Covas- Não sei. Com o seu dinheiro, você quer fazer mais dinheiro. Se você investe em eleição, você não faz.
Folha - Mas a história recente do Brasil não prova o contrário?
Covas - Prova que muita gente fez isso. Mas não bota todo mundo na mesma coisa. A Folha publica o nome dos assinantes do jornal?
Folha - A Folha é uma empresa privada, o sr. é um homem público...
Covas - A Folha também é pública. Mas tudo bem, a minha conta está à sua disposição no dia em que você tiver uma dúvida razoável. Por que eu tornaria pública a lista?
Folha - Em nome do futuro, do passado, da transparência.
Covas - Coisa nenhuma! O meu futuro e meu passado não vão alterar absolutamente.
Folha - O sr. mesmo disse que acha a legislação falha.
Covas - Não há nenhuma contribuição. Seria um exemplo?
Folha - Seria.
Covas - Mas exemplo de quê? De que eu não tenho constrangimento em contar quem me ajudou? Não, não é isso não! É a idéia, que é um preconcebimento (sic), de que, se recebeu uma ajuda para a campanha, necessariamente vai pagar isso.
Folha - Ficou provado no Brasil que isso acontece.
Covas - Eu não sou uma novidade. Cheguei na política em 1962. Eu tenho história.
Folha - Por que o senhor não sai na vanguarda? Ajudaria a esclarecer financiamentos em outros Estados, onde as coisas sejam até mais obscuras.
Covas - Não são obscuras.
Folha - Eu ainda não sei quais são as outras pessoas e, para mim, ainda é obscuro. Nós passamos por um processo de impeachment, que resultou extamente da promiscuidade entre o público e o privado.
Covas - Não há mal nenhum que se faça, mas não é a minha obrigação fazer.
Folha - Vamos mudar de assunto. O senhor dará sequência ao projeto de despoluição do rio Tietê?
Covas - Sim. É muito possível que eu encontre maneiras de ser ativado até mais rapidamente.
Folha - A empresa gerenciadora do projeto, Hidrobrasileira, pertence a Sérgio Motta, que é o secretário-geral do seu partido. O Tribunal de Contas do Estado faz restrições à atuação dessa empresa quanto à prestação de contas. O senhor interferirá na atuação dessa empresa?
Covas - Se o tribunal apontar irregularidades, é evidente. Eu não tenho compromissos com ninguém. Olha, a minha primeira eleição para deputado foi em 1962. Na época, não era obrigado a fazer declaração de bens, mas eu fiz.
Folha - Por que não faz o mesmo com os financiadores?
Covas - Aqueles eram os meus bens e não de terceiros.
Folha - A desconfiança não é em relação ao senhor...

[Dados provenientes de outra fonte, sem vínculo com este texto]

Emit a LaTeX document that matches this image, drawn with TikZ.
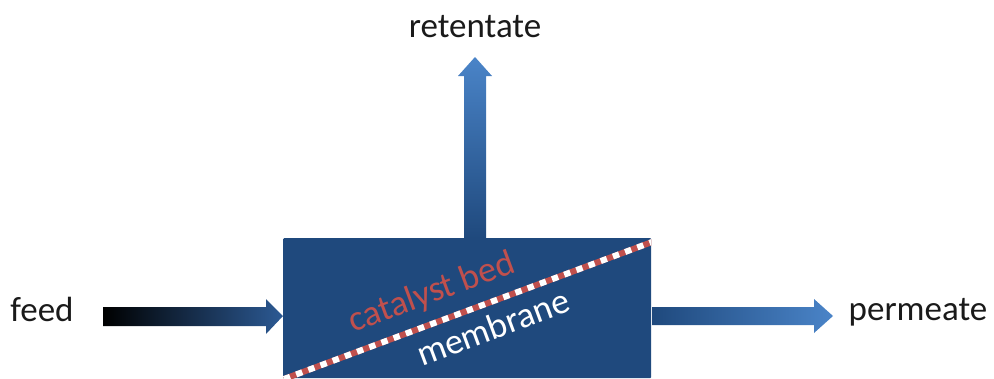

Covas - Se você tivesse, a gente ia começar a brigar aqui dentro. Ora, engraçado. A Folha já anunciou (os financiadores). Deu um furo danado.
Folha - Mas o senhor falou que faltam mais de 2.500.
Covas - Provavelmente, 500 ou 600 vieram via banco.
Folha - As suas relações com FHC estão melhores?
Covas - A não ser pelos jornais, sempre foram muito boas.
Folha - O senhor impediu um acordo do PSDB com Collor. Na sua campanha à Presidência, FHC foi acusado de omisso.
Covas - É uma injustiça total. Ele sempre me deu cobertura.
Folha - Ele fica mais à vontade com o pessoal do PFL do que o senhor?
Covas - Não, não é isso não.
Folha - O senhor fica tão à vontade quanto ele?
Covas - Eu não fico fora de vontade com ninguém.
Folha - A queixa surda...
Covas - A o quê?
Folha - Queixa surda...
Covas - A Folha me procura tão pouco que tem coisas que eu não entendo (risos)...
Folha - A queixa surda é a de que o senhor usou muito pouco o Real na TV.
Covas - Não briguei pelo Real na TV. Briguei quando chegou lá no Congresso.
Folha - Todo governador de São Paulo é dasafiado a ser presidente da República.
Covas - Não. Já enfrentei esse desafio quando a gente chegava a certos Estados e não tinha nenhuma alma para receber a gente.
Folha - Hoje, está cheio...
Covas - Não, mas já aparecem mais uns gatos pingados.
Folha - O empresariado reclama do porto de Santos (uma das bases políticas de Covas)...
Covas - Ele reclama demais...
Folha - Há estudos que mostram que o custo por tonelada em Santos é muito mais alto do que em outros portos do mundo em razão da ineficiência e do corporativismo. A solução é privatizar?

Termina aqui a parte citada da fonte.